Si tratta di una norma di favore, tesa a riconoscere che lo spostamento del luogo di lavoro determina il sostenimento di particolari spese ed incomodi, così da rendere tassabile non la retribuzione effettiva, bensì una retribuzione convenzionale normalmente inferiore.
Non sempre, però, la tecnica risulta applicabile; ad esempio, con circolare 13 maggio 2011, n. 20/E è stato affermato che la mancata previsione (nel decreto ministeriale) del settore economico nel quale viene svolta l’attività da parte del dipendente costituisce motivo ostativo all’applicazione del particolare regime. Ancora, ci sentiamo di suggerire di ricorrere all’aiuto di un “tecnico” per comprendere quale sia la corretta retribuzione, in quanto appare necessario comprendere le specifiche mansioni del soggetto, individuare una retribuzione di riferimento interna, alla quale corrispondono fasce di retribuzioni convenzionali. Aggiungiamo che la recente circolare 11/E del 21 maggio scorso (paragrafo 1.5) ha confermato che il meccanismo delle retribuzioni convenzionali è applicabile anche nel caso in cui il datore di lavoro sia un soggetto non residente.

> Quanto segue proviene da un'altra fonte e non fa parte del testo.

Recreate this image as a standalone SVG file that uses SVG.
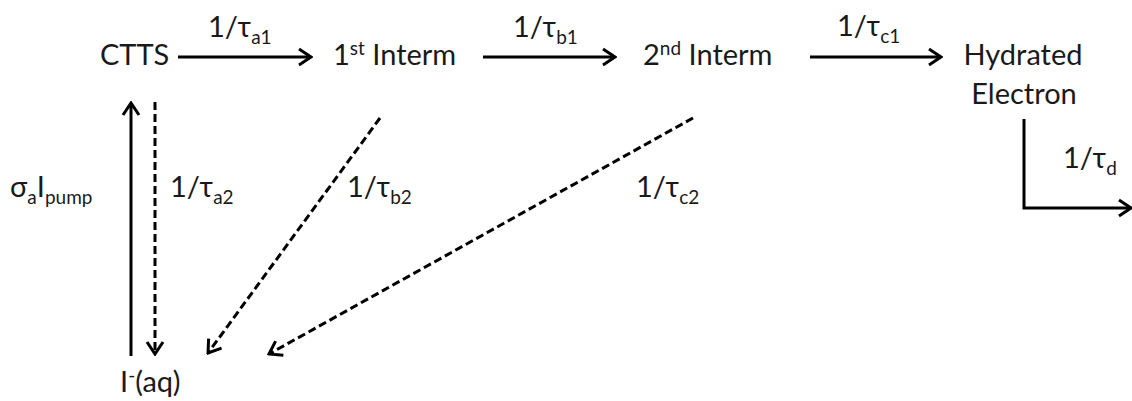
<svg xmlns="http://www.w3.org/2000/svg" width="1132" height="401" viewBox="0 0 1132 401">
<style>
  text { font-family: Lato, "Liberation Sans", sans-serif; font-size: 29px; fill: #1a1a1a; }
  .conn { stroke: #000; stroke-width: 3; fill: none; }
  .dash { stroke-dasharray: 8 4; }
  .s { font-size: 19px; }
</style>
<defs>
  <marker id="ah" viewBox="0 0 16 20" refX="14" refY="10" markerWidth="16" markerHeight="20" markerUnits="userSpaceOnUse" orient="auto">
    <path d="M2,2 L14,10 L2,18" fill="none" stroke="#000" stroke-width="3" stroke-dasharray="none"/>
  </marker>
</defs>
<rect width="1132" height="401" fill="#fff"/>

<g id="connectors">
  <line class="conn" x1="178" y1="57" x2="311" y2="57" marker-end="url(#ah)"/>
  <line class="conn" x1="483" y1="57" x2="615" y2="57" marker-end="url(#ah)"/>
  <line class="conn" x1="810" y1="57" x2="941" y2="57" marker-end="url(#ah)"/>
  <line class="conn" x1="131" y1="356" x2="131" y2="103" marker-end="url(#ah)"/>
  <line class="conn dash" x1="155" y1="102" x2="155" y2="354" marker-end="url(#ah)"/>
  <line class="conn dash" x1="380" y1="118" x2="208" y2="353" marker-end="url(#ah)"/>
  <line class="conn dash" x1="693" y1="118" x2="269" y2="354" marker-end="url(#ah)"/>
  <polyline class="conn" points="1024,119 1024,208 1131,208" marker-end="url(#ah)"/>
  <text x="208" y="37">1/τ<tspan class="s" dy="7">a1</tspan></text>
  <text x="513" y="37">1/τ<tspan class="s" dy="7">b1</tspan></text>
  <text x="837" y="36">1/τ<tspan class="s" dy="7">c1</tspan></text>
  <text x="170" y="197">1/τ<tspan class="s" dy="7">a2</tspan></text>
  <text x="347" y="197">1/τ<tspan class="s" dy="7">b2</tspan></text>
  <text x="636" y="197">1/τ<tspan class="s" dy="7">c2</tspan></text>
  <text x="1063" y="168">1/τ<tspan class="s" dy="7">d</tspan></text>
  <text x="10" y="197">σ<tspan class="s" dy="7">a</tspan><tspan dy="-7">I</tspan><tspan class="s" dy="7">pump</tspan></text>
</g>

<g id="ctts"><text x="100" y="65">CTTS</text></g>
<g id="interm1"><text x="333" y="65">1<tspan class="s" dy="-10">st</tspan><tspan dy="10"> Interm</tspan></text></g>
<g id="interm2"><text x="643" y="65">2<tspan class="s" dy="-10">nd</tspan><tspan dy="10"> Interm</tspan></text></g>
<g id="hydrated"><text x="1023" y="65" text-anchor="middle">Hydrated</text><text x="1024" y="104" text-anchor="middle">Electron</text></g>
<g id="iodide"><text x="120" y="392">I<tspan class="s" dy="-10">-</tspan><tspan dy="10">(aq)</tspan></text></g>
</svg>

La R.M. 18.1.2002, n. 12/E ha confermato che il credito a fronte delle imposte pagate all’estero, previsto dall’art. 165 del TUIR, compete anche se il reddito imponibile in Italia è determinato in base alle retribuzioni convenzionali; ovviamente, si dovrà applicare un criterio di proporzionalità avendo riguardo alla quota parte che concorre alla formazione dell’imponibile interno.
E che influenza hanno i contributi previdenziali obbligatori eventualmente pagati all’estero dal contribuente chiamato a tassare le somme in Italia? Secondo un approccio tranciante i medesimi sarebbero esclusi da qualsiasi rilevanza (nel senso che non possono ridurre gli imponibili), nel caso in cui il parametro di riferimento fosse costituito dalle retribuzioni convenzionali. Al riguardo, tuttavia, appare possibile attribuire rilievo a tali somme inserendole nel quadro RP come oneri deducibili, anche se i medesimi sono pagati all’estero; al limite, per estrema cautela, si potrebbe sostenere una rilevanza proporzionata alla quota di reddito assoggettata ad imposizione.